• [THE INPUT]
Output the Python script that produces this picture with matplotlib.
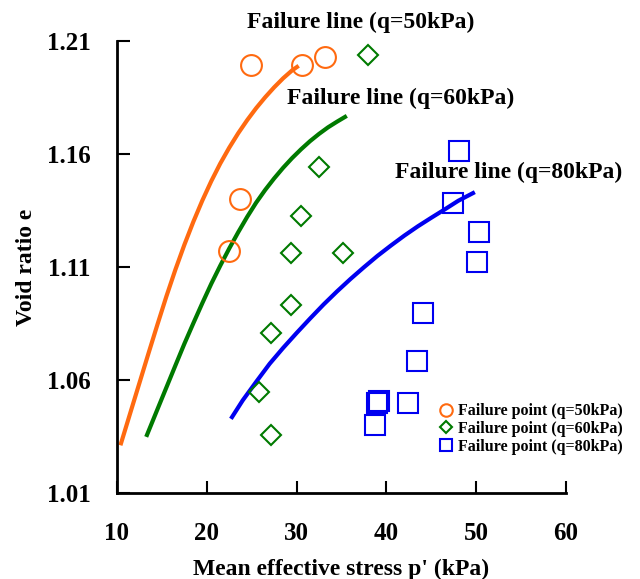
import matplotlib
matplotlib.use('Agg')
import matplotlib.pyplot as plt

plt.rcParams['font.family'] = ['Liberation Serif', 'DejaVu Serif']
plt.rcParams['font.weight'] = 'bold'

p50 = [10.45, 11.5, 12.5, 13.5, 14.5, 15.5, 16.5, 17.5, 18.5, 19.5, 20.5,
       21.5, 22.5, 23.5, 24.5, 25.5, 26.5, 27.5, 28.5, 29.5, 30.04]
e50 = [1.0320, 1.0457, 1.0587, 1.0717, 1.0845, 1.0970, 1.1088, 1.1198, 1.1300, 1.1394, 1.1480,
       1.1558, 1.1628, 1.1692, 1.1750, 1.1803, 1.1851, 1.1895, 1.1935, 1.1970, 1.1985]
p60 = [13.34, 14.5, 15.5, 16.5, 17.5, 18.5, 19.5, 20.5, 21.5, 22.5, 23.5, 24.5,
       25.5, 26.5, 27.5, 28.5, 29.5, 30.5, 31.5, 32.5, 33.5, 34.5, 35.39]
e60 = [1.0357, 1.0470, 1.0567, 1.0664, 1.0760, 1.0851, 1.0940, 1.1026, 1.1106, 1.1182, 1.1254, 1.1322,
       1.1385, 1.1441, 1.1492, 1.1539, 1.1582, 1.1621, 1.1657, 1.1689, 1.1718, 1.1743, 1.1764]
p80 = [22.81, 24.0, 25.5, 27.0, 28.5, 30.0, 31.5, 33.0, 34.5, 36.0,
       37.5, 39.0, 40.5, 42.0, 43.5, 45.0, 46.5, 48.0, 49.64]
e80 = [1.0436, 1.0510, 1.0592, 1.0672, 1.0742, 1.0808, 1.0872, 1.0934, 1.0992, 1.1047,
       1.1099, 1.1149, 1.1195, 1.1239, 1.1280, 1.1318, 1.1355, 1.1393, 1.1427]

# failure points
fp50_p = [24.92, 30.60, 33.16, 23.70, 22.47]
fp50_e = [1.1994, 1.1994, 1.2030, 1.1400, 1.1170]
fp60_p = [37.95, 32.50, 30.49, 29.38, 35.17, 29.38, 27.15, 25.80, 27.15]
fp60_e = [1.2038, 1.1542, 1.1326, 1.1162, 1.1162, 1.0931, 1.0808, 1.0546, 1.0357]
fp80_p = [48.08, 47.42, 50.31, 50.09, 44.08, 43.40, 38.95, 39.17, 42.41, 38.73]
fp80_e = [1.1613, 1.1383, 1.1255, 1.1122, 1.0896, 1.0684, 1.0498, 1.0507, 1.0498, 1.0401]

xticks = [10, 20, 30, 40, 50, 60]
yticks = [1.01, 1.06, 1.11, 1.16, 1.21]

ORANGE = '#FF6A10'
GREEN = '#007A00'
BLUE = '#0000F0'

fig = plt.figure(figsize=(6.4, 5.79), dpi=100)
ax = fig.add_axes([0.1828, 0.1485, 0.7016, 0.7807])

ax.plot(p50, e50, color=ORANGE, lw=3)
ax.plot(p60, e60, color=GREEN, lw=3)
ax.plot(p80, e80, color=BLUE, lw=3)

ax.plot(fp50_p, fp50_e, 'o', ms=15, mfc='none', mec=ORANGE, mew=1.5, ls='none',
        label='Failure point (q=50kPa)', clip_on=False)
ax.plot(fp60_p, fp60_e, 'D', ms=10.5, mfc='none', mec=GREEN, mew=1.5, ls='none',
        label='Failure point (q=60kPa)', clip_on=False)
ax.plot(fp80_p, fp80_e, 's', ms=15, mfc='none', mec=BLUE, mew=1.5, ls='none',
        label='Failure point (q=80kPa)', clip_on=False)

ax.text(24.48, 1.2184, 'Failure line (q=50kPa)', fontsize=17, fontweight='bold',
        ha='left', va='center')
ax.text(28.93, 1.1848, 'Failure line (q=60kPa)', fontsize=17, fontweight='bold',
        ha='left', va='center')
ax.text(40.96, 1.1520, 'Failure line (q=80kPa)', fontsize=17, fontweight='bold',
        ha='left', va='center')

ax.set_xlim(10, 60)
ax.set_ylim(1.01, 1.21)
ax.set_xticks(xticks)
ax.set_yticks(yticks)
ax.set_xticklabels([str(t) for t in xticks])
ax.set_yticklabels([f'{t:.2f}' for t in yticks])
ax.tick_params(direction='in', length=9, width=1.5, labelsize=18, pad=19)
ax.tick_params(axis='x', pad=21)
for s in ['top', 'right']:
    ax.spines[s].set_visible(False)
for s in ['left', 'bottom']:
    ax.spines[s].set_linewidth(2)

ax.set_xlabel("Mean effective stress p' (kPa)", fontsize=17, fontweight='bold', labelpad=10)
ax.set_ylabel('Void ratio e', fontsize=17, fontweight='bold', labelpad=7)

ax.legend(loc='upper left', bbox_to_anchor=(0.675, 0.317), bbox_transform=fig.transFigure,
          frameon=False, markerscale=0.6, handlelength=0.8,
          handletextpad=0.3, labelspacing=0.1, borderpad=0,
          prop={'weight': 'bold', 'size': 11.5})

fig.savefig('out.png', dpi=100)
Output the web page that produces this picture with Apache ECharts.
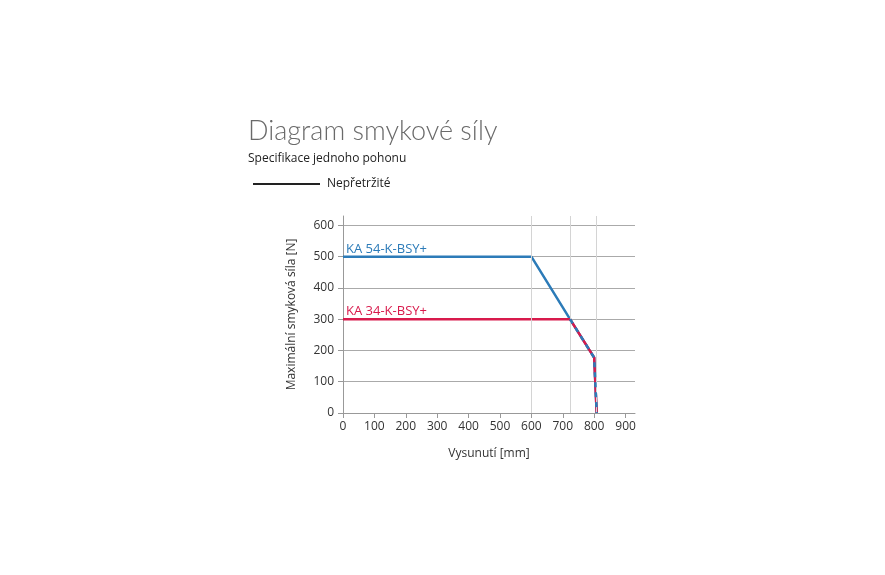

• [EXERCISE REQUIREMENTS] Give the data again exactly as written, with all pictures left out.

• [THE COMPLETED TASK]
Output the Python script that produces this picture with matplotlib.
import matplotlib
matplotlib.use('Agg')
import matplotlib.pyplot as plt

plt.rcParams['font.family'] = ['Liberation Serif', 'DejaVu Serif']
plt.rcParams['font.weight'] = 'bold'

p50 = [10.45, 11.5, 12.5, 13.5, 14.5, 15.5, 16.5, 17.5, 18.5, 19.5, 20.5,
       21.5, 22.5, 23.5, 24.5, 25.5, 26.5, 27.5, 28.5, 29.5, 30.04]
e50 = [1.0320, 1.0457, 1.0587, 1.0717, 1.0845, 1.0970, 1.1088, 1.1198, 1.1300, 1.1394, 1.1480,
       1.1558, 1.1628, 1.1692, 1.1750, 1.1803, 1.1851, 1.1895, 1.1935, 1.1970, 1.1985]
p60 = [13.34, 14.5, 15.5, 16.5, 17.5, 18.5, 19.5, 20.5, 21.5, 22.5, 23.5, 24.5,
       25.5, 26.5, 27.5, 28.5, 29.5, 30.5, 31.5, 32.5, 33.5, 34.5, 35.39]
e60 = [1.0357, 1.0470, 1.0567, 1.0664, 1.0760, 1.0851, 1.0940, 1.1026, 1.1106, 1.1182, 1.1254, 1.1322,
       1.1385, 1.1441, 1.1492, 1.1539, 1.1582, 1.1621, 1.1657, 1.1689, 1.1718, 1.1743, 1.1764]
p80 = [22.81, 24.0, 25.5, 27.0, 28.5, 30.0, 31.5, 33.0, 34.5, 36.0,
       37.5, 39.0, 40.5, 42.0, 43.5, 45.0, 46.5, 48.0, 49.64]
e80 = [1.0436, 1.0510, 1.0592, 1.0672, 1.0742, 1.0808, 1.0872, 1.0934, 1.0992, 1.1047,
       1.1099, 1.1149, 1.1195, 1.1239, 1.1280, 1.1318, 1.1355, 1.1393, 1.1427]

# failure points
fp50_p = [24.92, 30.60, 33.16, 23.70, 22.47]
fp50_e = [1.1994, 1.1994, 1.2030, 1.1400, 1.1170]
fp60_p = [37.95, 32.50, 30.49, 29.38, 35.17, 29.38, 27.15, 25.80, 27.15]
fp60_e = [1.2038, 1.1542, 1.1326, 1.1162, 1.1162, 1.0931, 1.0808, 1.0546, 1.0357]
fp80_p = [48.08, 47.42, 50.31, 50.09, 44.08, 43.40, 38.95, 39.17, 42.41, 38.73]
fp80_e = [1.1613, 1.1383, 1.1255, 1.1122, 1.0896, 1.0684, 1.0498, 1.0507, 1.0498, 1.0401]

xticks = [10, 20, 30, 40, 50, 60]
yticks = [1.01, 1.06, 1.11, 1.16, 1.21]

ORANGE = '#FF6A10'
GREEN = '#007A00'
BLUE = '#0000F0'

fig = plt.figure(figsize=(6.4, 5.79), dpi=100)
ax = fig.add_axes([0.1828, 0.1485, 0.7016, 0.7807])

ax.plot(p50, e50, color=ORANGE, lw=3)
ax.plot(p60, e60, color=GREEN, lw=3)
ax.plot(p80, e80, color=BLUE, lw=3)

ax.plot(fp50_p, fp50_e, 'o', ms=15, mfc='none', mec=ORANGE, mew=1.5, ls='none',
        label='Failure point (q=50kPa)', clip_on=False)
ax.plot(fp60_p, fp60_e, 'D', ms=10.5, mfc='none', mec=GREEN, mew=1.5, ls='none',
        label='Failure point (q=60kPa)', clip_on=False)
ax.plot(fp80_p, fp80_e, 's', ms=15, mfc='none', mec=BLUE, mew=1.5, ls='none',
        label='Failure point (q=80kPa)', clip_on=False)

ax.text(24.48, 1.2184, 'Failure line (q=50kPa)', fontsize=17, fontweight='bold',
        ha='left', va='center')
ax.text(28.93, 1.1848, 'Failure line (q=60kPa)', fontsize=17, fontweight='bold',
        ha='left', va='center')
ax.text(40.96, 1.1520, 'Failure line (q=80kPa)', fontsize=17, fontweight='bold',
        ha='left', va='center')

ax.set_xlim(10, 60)
ax.set_ylim(1.01, 1.21)
ax.set_xticks(xticks)
ax.set_yticks(yticks)
ax.set_xticklabels([str(t) for t in xticks])
ax.set_yticklabels([f'{t:.2f}' for t in yticks])
ax.tick_params(direction='in', length=9, width=1.5, labelsize=18, pad=19)
ax.tick_params(axis='x', pad=21)
for s in ['top', 'right']:
    ax.spines[s].set_visible(False)
for s in ['left', 'bottom']:
    ax.spines[s].set_linewidth(2)

ax.set_xlabel("Mean effective stress p' (kPa)", fontsize=17, fontweight='bold', labelpad=10)
ax.set_ylabel('Void ratio e', fontsize=17, fontweight='bold', labelpad=7)

ax.legend(loc='upper left', bbox_to_anchor=(0.675, 0.317), bbox_transform=fig.transFigure,
          frameon=False, markerscale=0.6, handlelength=0.8,
          handletextpad=0.3, labelspacing=0.1, borderpad=0,
          prop={'weight': 'bold', 'size': 11.5})

fig.savefig('out.png', dpi=100)
Output the web page that produces this picture with Apache ECharts.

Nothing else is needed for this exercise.